Reporting Requirement. The bill would require the working committee, on or before December 1, 1998, to submit to the KCC a report of the committee's activities and recommendations. For its part, the KCC would have to submit a report and recommendations to the Legislature at the beginning of the 1999 Session based on the committee's activities.



Freeze on Customer Surcharge. The bill would freeze the surcharge collected from customers at an amount not to exceed 9.89 percent of a telecommunications company's intrastate retail revenues, although lesser amounts may be collected from customers to fund the KUSF.



Wireless Telecommunications Service Providers. The bill would establish a KUSF contribution formula for wireless telecommunications service providers. This contribution must be equitable and nondiscriminatory and must be based on the wireline providers' contributions, reduced by the individual wireless provider's percentage of minutes of usage initiated and terminated entirely over the wireless network, divided by two.



Freeze on Reimbursement for Infrastructure Deployment. The bill would prohibit until July 1, 1999, the KCC's approval of local telephone companies' requests for additional KUSF funding to provide enhanced universal service.



Deletion of Higher Speed Internet Service Requirements. The bill would eliminate the requirement in the Kansas Act for local telephone companies to provide dial-up Internet access on and after July 1, 1999 to support 28.8 kilobit per second Internet service. Instead, the bill would require dial-up access to support the highest quality service that is technically and economically feasible, as determined by the working committee and as may be subsequently determined by the KCC.

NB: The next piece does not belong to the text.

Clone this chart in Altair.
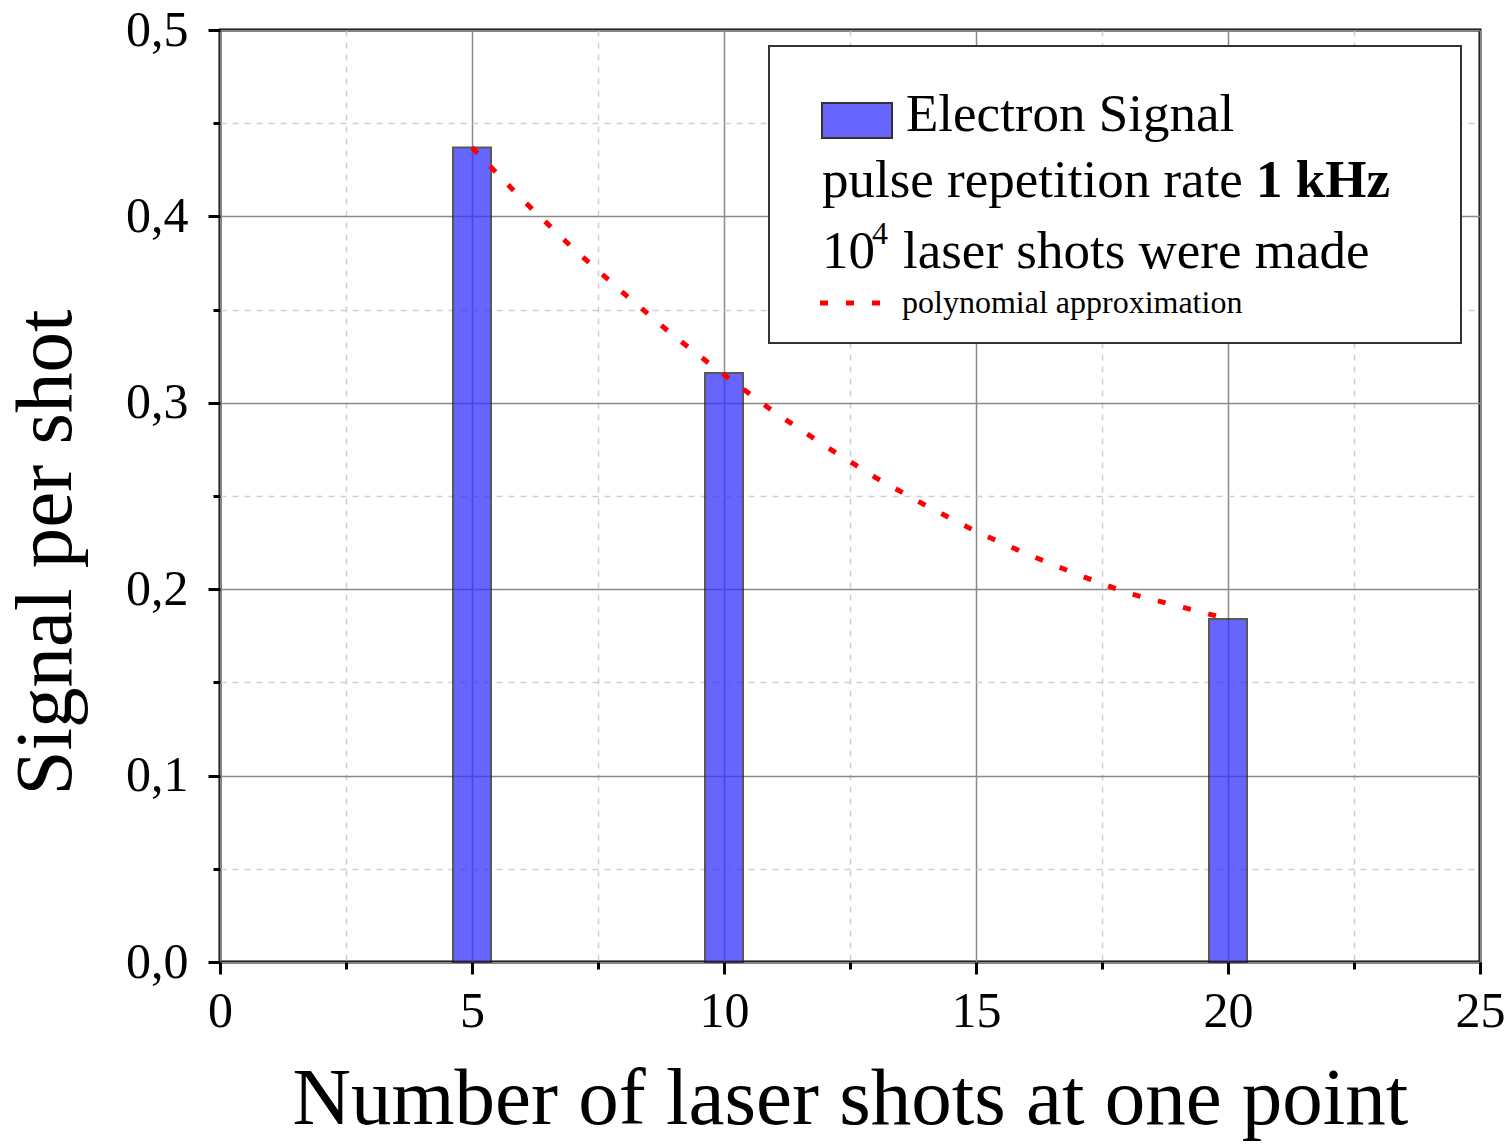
import altair as alt
import pandas as pd

# Measured electron signal per shot
shots = [5, 10, 20]
signal = [0.437, 0.316, 0.184]

# Polynomial approximation curve (sampled)
fit_x = [5, 6, 7, 8, 9, 10, 11, 12, 13, 14, 15, 16, 17, 18, 19, 20]
fit_y = [0.437, 0.409, 0.383, 0.359, 0.336, 0.315, 0.295, 0.277, 0.260,
         0.245, 0.231, 0.219, 0.208, 0.198, 0.191, 0.184]

x_major = [0, 5, 10, 15, 20, 25]
x_minor = [2.5, 7.5, 12.5, 17.5, 22.5]
y_major = [0.0, 0.1, 0.2, 0.3, 0.4, 0.5]
y_minor = [0.05, 0.15, 0.25, 0.35, 0.45]

FONT = "Liberation Serif"
W, H = 1260, 932

bars_df = pd.DataFrame({"shots": shots, "signal": signal})
fit_df = pd.DataFrame({"shots": fit_x, "signal": fit_y})

x_scale = alt.Scale(domain=[0, 25], nice=False, zero=False, padding=0)
y_scale = alt.Scale(domain=[0, 0.5], nice=False, padding=0)

minor_x_axis = alt.Axis(
    orient="bottom", values=x_minor, labels=False, title=None, domain=False,
    grid=True, gridColor="#cfcfcf", gridDash=[6, 6], gridWidth=1.5,
    ticks=True, tickSize=7, tickWidth=3, tickColor="black",
)
minor_y_axis = alt.Axis(
    orient="left", values=y_minor, labels=False, title=None, domain=False,
    grid=True, gridColor="#cfcfcf", gridDash=[6, 6], gridWidth=1.5,
    ticks=True, tickSize=7, tickWidth=3, tickColor="black",
)

major_x_axis = alt.Axis(
    orient="bottom", values=x_major, domain=False,
    grid=True, gridColor="#8a8a8a", gridWidth=1.5,
    ticks=True, tickSize=12, tickWidth=3, tickColor="black",
    labelFont=FONT, labelFontSize=50, labelColor="black", labelPadding=12,
    labelFlush=False,
    title="Number of laser shots at one point",
    titleFont=FONT, titleFontSize=81, titleFontWeight="normal", titleColor="black",
    titleBaseline="alphabetic", titleX=W / 2, titleY=161,
)
major_y_axis = alt.Axis(
    orient="left", values=y_major, domain=False,
    grid=True, gridColor="#8a8a8a", gridWidth=1.5,
    ticks=True, tickSize=12, tickWidth=3, tickColor="black",
    labelFont=FONT, labelFontSize=50, labelColor="black", labelPadding=20,
    labelExpr="replace(format(datum.value, '.1f'), '.', ',')",
    labelFlush=False,
    title="Signal per shot",
    titleFont=FONT, titleFontSize=81, titleFontWeight="normal", titleColor="black",
    titleBaseline="alphabetic", titleAngle=270, titleX=-150, titleY=522,
)

bars = alt.Chart(bars_df).mark_bar(
    size=38, color="#3333ff", opacity=0.75, stroke="#222222", strokeWidth=2,
).encode(
    x=alt.X("shots:Q", scale=x_scale, axis=minor_x_axis),
    y=alt.Y("signal:Q", scale=y_scale, axis=minor_y_axis),
)

curve = alt.Chart(fit_df).mark_line(
    color="#ff0000", strokeWidth=5, strokeDash=[8, 18],
).encode(
    x=alt.X("shots:Q", scale=x_scale, axis=major_x_axis),
    y=alt.Y("signal:Q", scale=y_scale, axis=major_y_axis),
)

one = alt.Data(values=[{"k": 1}])

legend_box = alt.Chart(one).mark_rect(
    fill="white", stroke="#333333", strokeWidth=2,
).encode(x=alt.value(549), x2=alt.value(1241), y=alt.value(16), y2=alt.value(313))

swatch = alt.Chart(one).mark_rect(
    fill="#6666ff", stroke="#333333", strokeWidth=2,
).encode(x=alt.value(602), x2=alt.value(672), y=alt.value(73), y2=alt.value(108))

legend_dash = alt.Chart(one).mark_rule(
    color="#ff0000", strokeWidth=5, strokeDash=[8, 18],
).encode(x=alt.value(600), x2=alt.value(668), y=alt.value(273))


def legend_text(txt, x, y, size, weight="normal"):
    return alt.Chart(one).mark_text(
        text=txt, font=FONT, fontSize=size, fontWeight=weight, color="black",
        align="left", baseline="alphabetic",
    ).encode(x=alt.value(x), y=alt.value(y))


texts = [
    legend_text("Electron Signal", 686, 101, 53),
    legend_text("pulse repetition rate", 602, 167, 53),
    legend_text("1 kHz", 1036, 167, 53, "bold"),
    legend_text("10", 602, 238, 53),
    legend_text("4", 652, 214, 32),
    legend_text("laser shots were made", 683, 238, 53),
    legend_text("polynomial approximation", 682, 283, 32),
]

chart = alt.layer(
    bars, curve, legend_box, swatch, legend_dash, *texts,
).resolve_axis(
    x="independent", y="independent"
).properties(
    width=W, height=H,
    autosize=alt.AutoSizeParams(type="none"),
    padding={"left": 220, "top": 30, "right": 32, "bottom": 182},
    background="white",
).configure_view(
    stroke="black", strokeWidth=3,
)

chart.save("out.html", embed_options={"renderer": "svg", "actions": False})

Effective Date of Act. The bill would take effect upon publication in the Kansas Register.





Background



The Kansas Act required the KCC to establish the KUSF on or before January 1, 1997. The amount initially estimated to fund the KUSF was $111 million. Intrastate toll and access rates for long distance were to be reduced by that amount over a three-year period with the objective of equalizing interstate and intrastate rates. During the first year of implementation, the KUSF built up a reserve of $15.5 million excluding outstanding payments. The KCC staff is proposing to the Commissioners that this reserve be used in the second year of KUSF implementation to reduce the 1998 assessment percentage applied to contributors. The KCC staff also recalculated the size of the KUSF, reducing the funding requirement from $111 million to $108 million. The KCC authorized an increase in payphone rates and eliminated the free directory assistance call in its order on competition (December 27, 1996). The increased revenues resulting from this change in rates were included in the KUSF and applied in the first year of implementation to Southwestern Bell's and Sprint's recovery from the KUSF. If the Commissioners agree with staff's recommendation, the size of the KUSF could be reduced in the second year by an additional $8 million to allow Southwestern Bell and Sprint to retain that amount as partial replacement of revenues lost through access reduction. According to KCC staff, the combined recalculation of the original estimate of the Fund and the $8 million reduction resulting from rebalancing the increase in payphone charges and elimination of free directory assistance would establish the size of the KUSF at $100 million and reduce the assessment percent in the second year of implementation from 9 percent to 6.8 percent.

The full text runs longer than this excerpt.